Conversely, situations or activities that, for the average person, are likely to bring satisfaction are undervalued because, in the addict's life, they were not rewarding – for example, intimate connections with family. This shrinkage from normal experience is also the result of early trauma and stress, as summarized in a psychiatric review of child development by Pederson CA in Ann N Y Acad Sci. 2004, 1036:106-127:
“Neglect and abuse during early life may cause bonding systems to develop abnormally and compromise capacity for rewarding interpersonal relationships and commitment to societal and cultural values later in life. Other means of stimulating reward pathways in the brain, such as drugs, sex, aggression, and intimidating others, could become relatively more attractive and less constrained by concern about violating trusting relationships. The ability to modify behavior based on negative experiences may be impaired.”

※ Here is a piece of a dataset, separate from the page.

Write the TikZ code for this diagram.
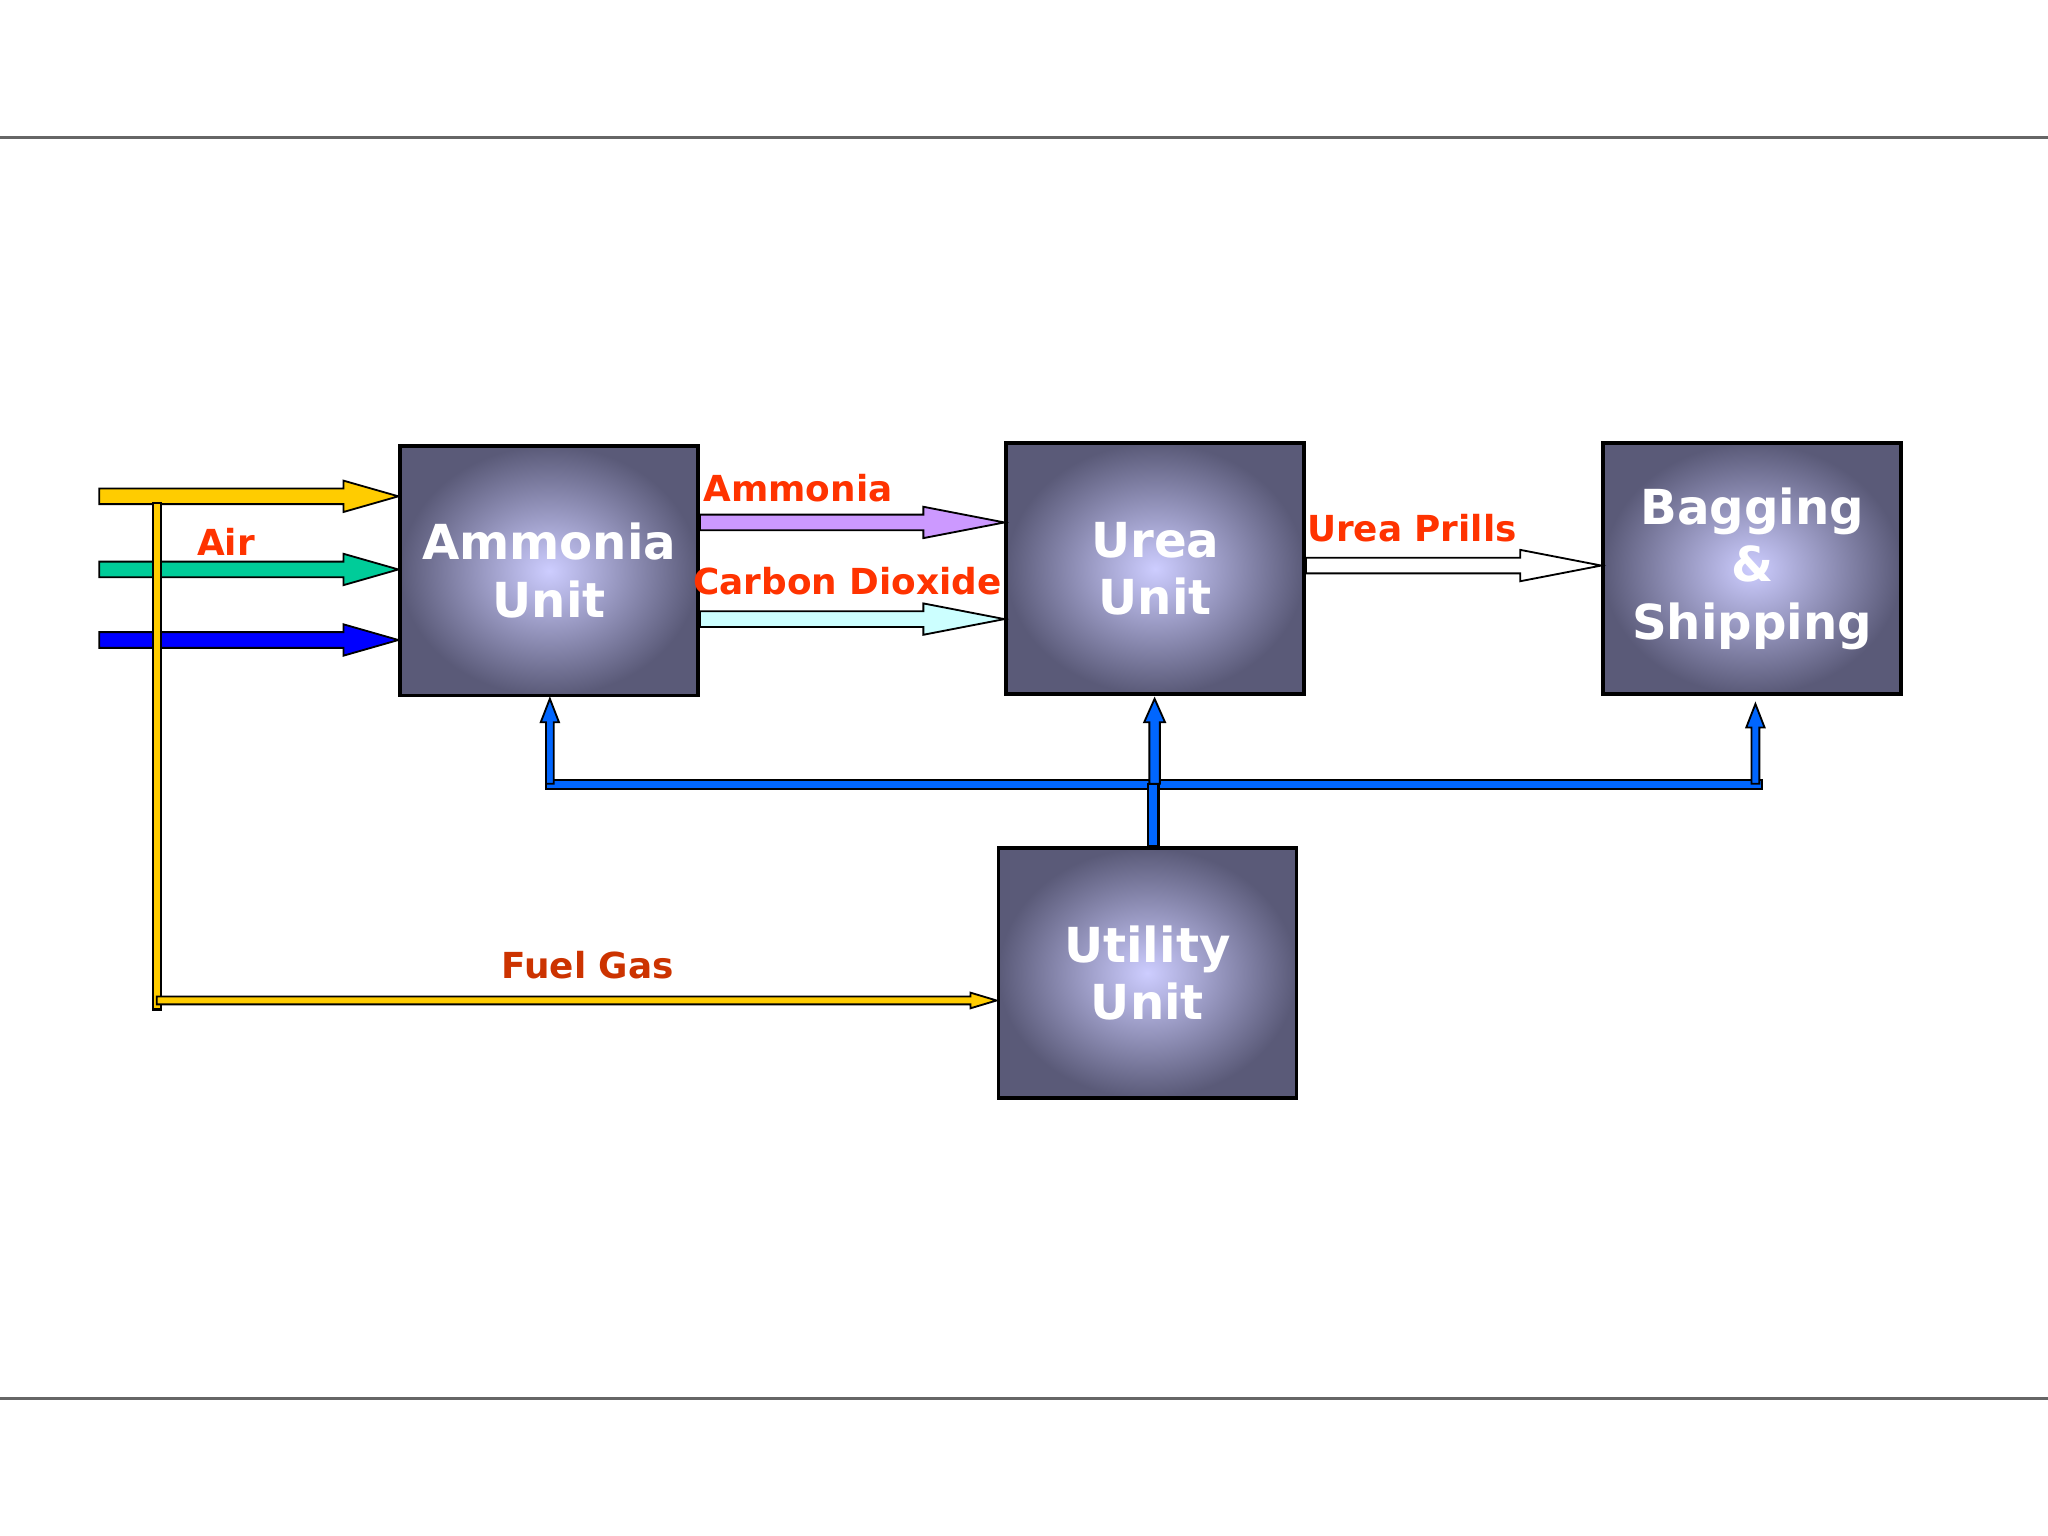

Chronic drug addicts, whose lives invariably began under conditions of intense stress, are all too easily drawn into a stress response. The stress response not only overwhelms the addict's ability to think rationally, which is already challenged by emotional turmoil, but the stress hormones cause "cross-sensitization" with addictive substances. The more one is present, the more the other is sought after. Addiction is a deep-seated reaction to stress, an attempt to cope with it through self-soothing. Ill-adapted in the long term, it is very effective in the short term.
Predictably, stress is a major cause of continued drug dependence. It increases opiate craving and use, reinforces the reward effectiveness of drugs, and provokes relapse to drug-seeking and drug-taking. Stressful experiences increase the vulnerability of the individual to either develop drug self-administration or relapse.